- [SUPPLIED DATA]:

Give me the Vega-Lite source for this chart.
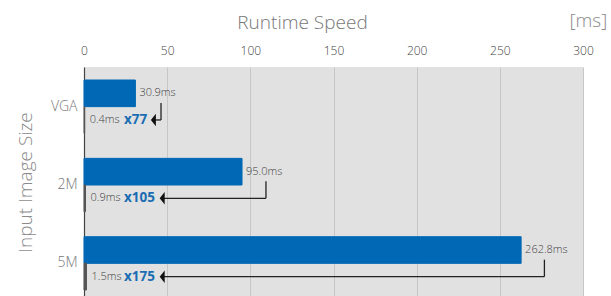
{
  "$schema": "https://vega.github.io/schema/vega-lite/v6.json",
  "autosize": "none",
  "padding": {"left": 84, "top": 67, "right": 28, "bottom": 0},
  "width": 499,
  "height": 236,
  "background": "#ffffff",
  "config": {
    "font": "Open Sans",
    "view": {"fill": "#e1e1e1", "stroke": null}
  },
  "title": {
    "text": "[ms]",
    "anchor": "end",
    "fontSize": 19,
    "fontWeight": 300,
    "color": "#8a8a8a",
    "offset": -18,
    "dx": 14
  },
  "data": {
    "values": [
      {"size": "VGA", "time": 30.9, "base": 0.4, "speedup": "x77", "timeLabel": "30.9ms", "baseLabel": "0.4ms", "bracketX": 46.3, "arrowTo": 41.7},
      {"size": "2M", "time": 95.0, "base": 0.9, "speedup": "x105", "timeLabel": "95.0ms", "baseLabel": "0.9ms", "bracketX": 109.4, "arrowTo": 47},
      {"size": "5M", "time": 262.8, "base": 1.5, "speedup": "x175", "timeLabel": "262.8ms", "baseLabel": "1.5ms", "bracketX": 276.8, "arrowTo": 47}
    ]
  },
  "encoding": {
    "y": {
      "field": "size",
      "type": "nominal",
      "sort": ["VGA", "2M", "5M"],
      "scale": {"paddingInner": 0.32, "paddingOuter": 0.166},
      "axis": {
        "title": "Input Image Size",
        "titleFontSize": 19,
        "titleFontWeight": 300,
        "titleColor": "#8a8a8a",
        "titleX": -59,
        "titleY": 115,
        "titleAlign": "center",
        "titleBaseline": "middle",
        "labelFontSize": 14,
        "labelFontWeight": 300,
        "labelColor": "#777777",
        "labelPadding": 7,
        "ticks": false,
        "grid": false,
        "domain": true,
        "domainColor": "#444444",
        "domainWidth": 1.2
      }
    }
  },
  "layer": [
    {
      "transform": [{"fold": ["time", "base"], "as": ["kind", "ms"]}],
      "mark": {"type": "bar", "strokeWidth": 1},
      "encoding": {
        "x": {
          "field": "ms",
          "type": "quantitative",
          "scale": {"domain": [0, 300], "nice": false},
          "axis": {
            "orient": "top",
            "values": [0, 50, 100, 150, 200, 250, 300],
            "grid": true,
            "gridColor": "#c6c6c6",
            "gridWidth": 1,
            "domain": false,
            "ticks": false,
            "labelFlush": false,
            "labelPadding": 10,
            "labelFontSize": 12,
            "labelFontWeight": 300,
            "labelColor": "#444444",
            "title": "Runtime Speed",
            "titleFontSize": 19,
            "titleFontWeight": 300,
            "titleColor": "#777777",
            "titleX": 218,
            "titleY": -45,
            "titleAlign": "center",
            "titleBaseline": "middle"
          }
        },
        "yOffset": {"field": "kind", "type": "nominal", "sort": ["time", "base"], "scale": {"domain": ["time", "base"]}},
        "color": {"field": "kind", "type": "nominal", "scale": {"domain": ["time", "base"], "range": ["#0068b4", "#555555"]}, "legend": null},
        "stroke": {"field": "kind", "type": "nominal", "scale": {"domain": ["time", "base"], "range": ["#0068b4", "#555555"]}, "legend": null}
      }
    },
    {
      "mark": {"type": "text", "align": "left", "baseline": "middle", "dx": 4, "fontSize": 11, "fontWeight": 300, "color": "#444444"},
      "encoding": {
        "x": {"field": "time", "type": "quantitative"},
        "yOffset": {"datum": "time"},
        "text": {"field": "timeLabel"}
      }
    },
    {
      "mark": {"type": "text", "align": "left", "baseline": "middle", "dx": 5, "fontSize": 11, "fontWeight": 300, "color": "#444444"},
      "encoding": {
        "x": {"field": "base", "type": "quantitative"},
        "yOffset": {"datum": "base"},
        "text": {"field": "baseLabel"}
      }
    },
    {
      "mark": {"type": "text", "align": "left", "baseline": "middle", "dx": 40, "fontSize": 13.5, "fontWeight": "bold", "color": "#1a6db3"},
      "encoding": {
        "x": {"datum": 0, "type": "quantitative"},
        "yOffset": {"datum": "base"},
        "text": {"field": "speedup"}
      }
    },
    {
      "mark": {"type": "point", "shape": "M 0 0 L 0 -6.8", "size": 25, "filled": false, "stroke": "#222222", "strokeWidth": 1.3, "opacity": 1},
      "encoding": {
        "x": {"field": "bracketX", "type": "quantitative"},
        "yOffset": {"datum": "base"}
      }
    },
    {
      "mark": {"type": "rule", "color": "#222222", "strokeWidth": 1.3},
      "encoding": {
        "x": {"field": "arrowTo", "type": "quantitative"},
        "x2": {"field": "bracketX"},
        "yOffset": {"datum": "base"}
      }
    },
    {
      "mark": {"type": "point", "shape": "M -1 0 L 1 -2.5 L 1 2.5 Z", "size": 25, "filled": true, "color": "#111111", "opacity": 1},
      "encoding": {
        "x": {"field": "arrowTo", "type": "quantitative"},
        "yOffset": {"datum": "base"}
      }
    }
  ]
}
==
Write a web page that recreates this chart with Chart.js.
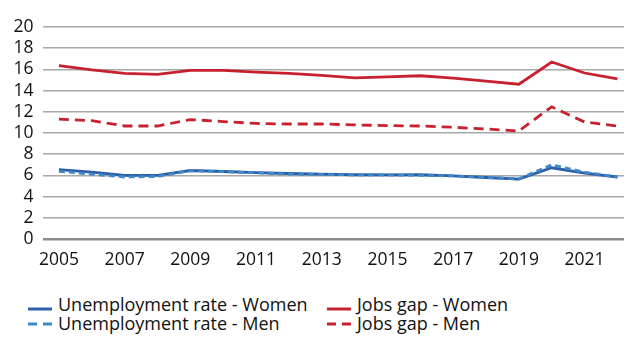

- [GIVEN TASK]: Say how many lines in the records contain the string "chart", and say nothing else.

- [FINISHED TASK]: 2